Psychological Distress Among Latino Adolescents of Low Socio Economic Status

Adolescence is the period of developmental transition between childhood and adulthood, involving multiple intellectual, personality, and social developmental changes. There are different factors in an adolescent’s life that can have an impact on their mental health. This purpose of this study is to examine the relationship between Latino adolescents’ psychological well-being and gender, parent’s marital status, parents’ educational attainment; years lived in the U.S., country born in, general health condition, poverty level and community safety. This study uses data from adolescents, ages 12-17, sampled for the 2011-2012 California Health Interview Survey.
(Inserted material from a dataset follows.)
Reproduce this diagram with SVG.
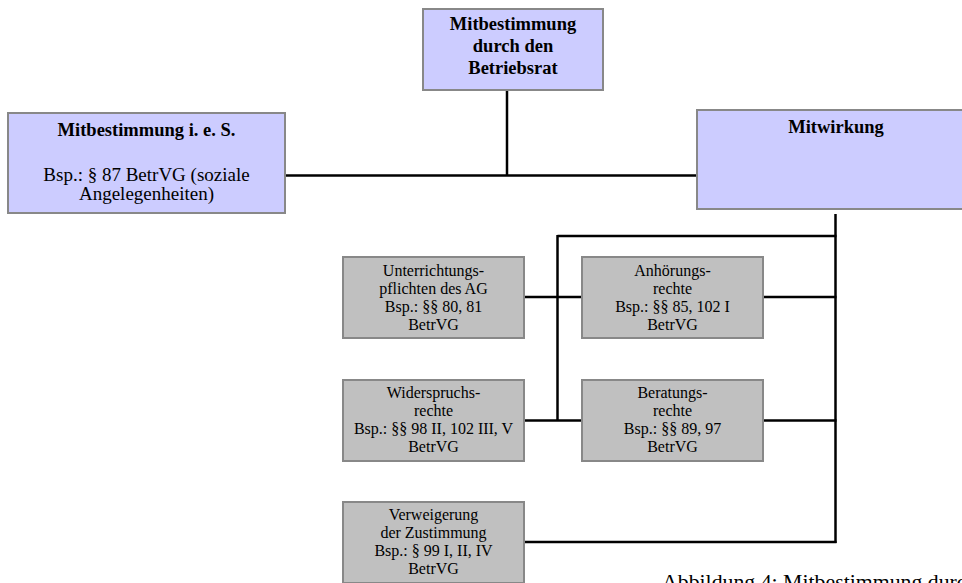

Of the sample Univariate analysis was completed on all independent and dependent variables. A sample population of Latino Hispanics was extracted to examine the relationship between the psychological well-being and independent variables. A bivariate analysis was used. In order to examine which independent variables are predictors of psychological distress, a multivariate was used. This study found that there is a significant relationship between psychological distress and gender, general health and community safety. Adolescent who do not seek regular medical attention and live in low socio- economic communities are more likely to have high level of psychological distress. Therefore, it is imperative that social workers, dealing with adolescent take into account the finding above. A social worker should be able to provide adolescents with resources to help improve their health. Social workers should be able to provide adolescent with resources and alternative options to ensure medical attention is received when needed. Social worker should be trained in acculturation and the impact that it has on adolescents. Poverty is a serious issue that should not be taken lightly.